**What to do**. Output the data below in full, byte for byte. Nothing may differ.
--- start ---
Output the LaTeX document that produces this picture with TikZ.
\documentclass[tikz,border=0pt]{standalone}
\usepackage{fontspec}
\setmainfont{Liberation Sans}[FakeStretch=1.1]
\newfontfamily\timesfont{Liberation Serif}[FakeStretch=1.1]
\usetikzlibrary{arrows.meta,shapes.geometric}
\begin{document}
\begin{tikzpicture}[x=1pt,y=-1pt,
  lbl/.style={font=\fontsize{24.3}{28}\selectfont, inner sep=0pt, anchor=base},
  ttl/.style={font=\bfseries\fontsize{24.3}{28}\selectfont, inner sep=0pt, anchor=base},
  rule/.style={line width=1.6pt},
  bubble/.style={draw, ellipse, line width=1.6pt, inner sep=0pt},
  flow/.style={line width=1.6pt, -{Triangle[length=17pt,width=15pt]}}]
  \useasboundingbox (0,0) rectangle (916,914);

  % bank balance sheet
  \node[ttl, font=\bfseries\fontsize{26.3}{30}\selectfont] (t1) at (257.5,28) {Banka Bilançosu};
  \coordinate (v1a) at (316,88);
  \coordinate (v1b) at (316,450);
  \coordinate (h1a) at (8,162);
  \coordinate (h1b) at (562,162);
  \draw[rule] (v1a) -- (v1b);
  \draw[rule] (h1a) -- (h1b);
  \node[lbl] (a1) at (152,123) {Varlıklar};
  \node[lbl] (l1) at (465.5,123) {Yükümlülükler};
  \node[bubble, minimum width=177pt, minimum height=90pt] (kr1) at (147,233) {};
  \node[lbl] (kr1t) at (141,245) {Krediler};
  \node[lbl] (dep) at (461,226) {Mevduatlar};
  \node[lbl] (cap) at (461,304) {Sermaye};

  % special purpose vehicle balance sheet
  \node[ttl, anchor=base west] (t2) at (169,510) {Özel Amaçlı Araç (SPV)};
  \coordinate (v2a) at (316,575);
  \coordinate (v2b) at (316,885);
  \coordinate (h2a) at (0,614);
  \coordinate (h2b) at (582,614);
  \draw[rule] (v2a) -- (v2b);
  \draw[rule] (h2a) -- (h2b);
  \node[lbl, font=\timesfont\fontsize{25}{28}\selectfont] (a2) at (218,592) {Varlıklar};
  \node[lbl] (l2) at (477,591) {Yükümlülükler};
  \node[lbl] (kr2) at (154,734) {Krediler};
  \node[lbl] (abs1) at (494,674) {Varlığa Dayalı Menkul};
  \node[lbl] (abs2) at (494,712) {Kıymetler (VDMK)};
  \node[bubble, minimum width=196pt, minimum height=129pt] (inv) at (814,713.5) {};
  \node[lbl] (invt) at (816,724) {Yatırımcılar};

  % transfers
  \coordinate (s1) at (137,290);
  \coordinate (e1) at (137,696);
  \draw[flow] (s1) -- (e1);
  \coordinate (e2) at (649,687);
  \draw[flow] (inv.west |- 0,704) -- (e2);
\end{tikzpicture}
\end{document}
--- end ---
**Solution for this exercise**.
Output the LaTeX document that produces this picture with TikZ.
\documentclass[tikz,border=0pt]{standalone}
\usepackage{fontspec}
\setmainfont{Liberation Sans}[FakeStretch=1.1]
\newfontfamily\timesfont{Liberation Serif}[FakeStretch=1.1]
\usetikzlibrary{arrows.meta,shapes.geometric}
\begin{document}
\begin{tikzpicture}[x=1pt,y=-1pt,
  lbl/.style={font=\fontsize{24.3}{28}\selectfont, inner sep=0pt, anchor=base},
  ttl/.style={font=\bfseries\fontsize{24.3}{28}\selectfont, inner sep=0pt, anchor=base},
  rule/.style={line width=1.6pt},
  bubble/.style={draw, ellipse, line width=1.6pt, inner sep=0pt},
  flow/.style={line width=1.6pt, -{Triangle[length=17pt,width=15pt]}}]
  \useasboundingbox (0,0) rectangle (916,914);

  % bank balance sheet
  \node[ttl, font=\bfseries\fontsize{26.3}{30}\selectfont] (t1) at (257.5,28) {Banka Bilançosu};
  \coordinate (v1a) at (316,88);
  \coordinate (v1b) at (316,450);
  \coordinate (h1a) at (8,162);
  \coordinate (h1b) at (562,162);
  \draw[rule] (v1a) -- (v1b);
  \draw[rule] (h1a) -- (h1b);
  \node[lbl] (a1) at (152,123) {Varlıklar};
  \node[lbl] (l1) at (465.5,123) {Yükümlülükler};
  \node[bubble, minimum width=177pt, minimum height=90pt] (kr1) at (147,233) {};
  \node[lbl] (kr1t) at (141,245) {Krediler};
  \node[lbl] (dep) at (461,226) {Mevduatlar};
  \node[lbl] (cap) at (461,304) {Sermaye};

  % special purpose vehicle balance sheet
  \node[ttl, anchor=base west] (t2) at (169,510) {Özel Amaçlı Araç (SPV)};
  \coordinate (v2a) at (316,575);
  \coordinate (v2b) at (316,885);
  \coordinate (h2a) at (0,614);
  \coordinate (h2b) at (582,614);
  \draw[rule] (v2a) -- (v2b);
  \draw[rule] (h2a) -- (h2b);
  \node[lbl, font=\timesfont\fontsize{25}{28}\selectfont] (a2) at (218,592) {Varlıklar};
  \node[lbl] (l2) at (477,591) {Yükümlülükler};
  \node[lbl] (kr2) at (154,734) {Krediler};
  \node[lbl] (abs1) at (494,674) {Varlığa Dayalı Menkul};
  \node[lbl] (abs2) at (494,712) {Kıymetler (VDMK)};
  \node[bubble, minimum width=196pt, minimum height=129pt] (inv) at (814,713.5) {};
  \node[lbl] (invt) at (816,724) {Yatırımcılar};

  % transfers
  \coordinate (s1) at (137,290);
  \coordinate (e1) at (137,696);
  \draw[flow] (s1) -- (e1);
  \coordinate (e2) at (649,687);
  \draw[flow] (inv.west |- 0,704) -- (e2);
\end{tikzpicture}
\end{document}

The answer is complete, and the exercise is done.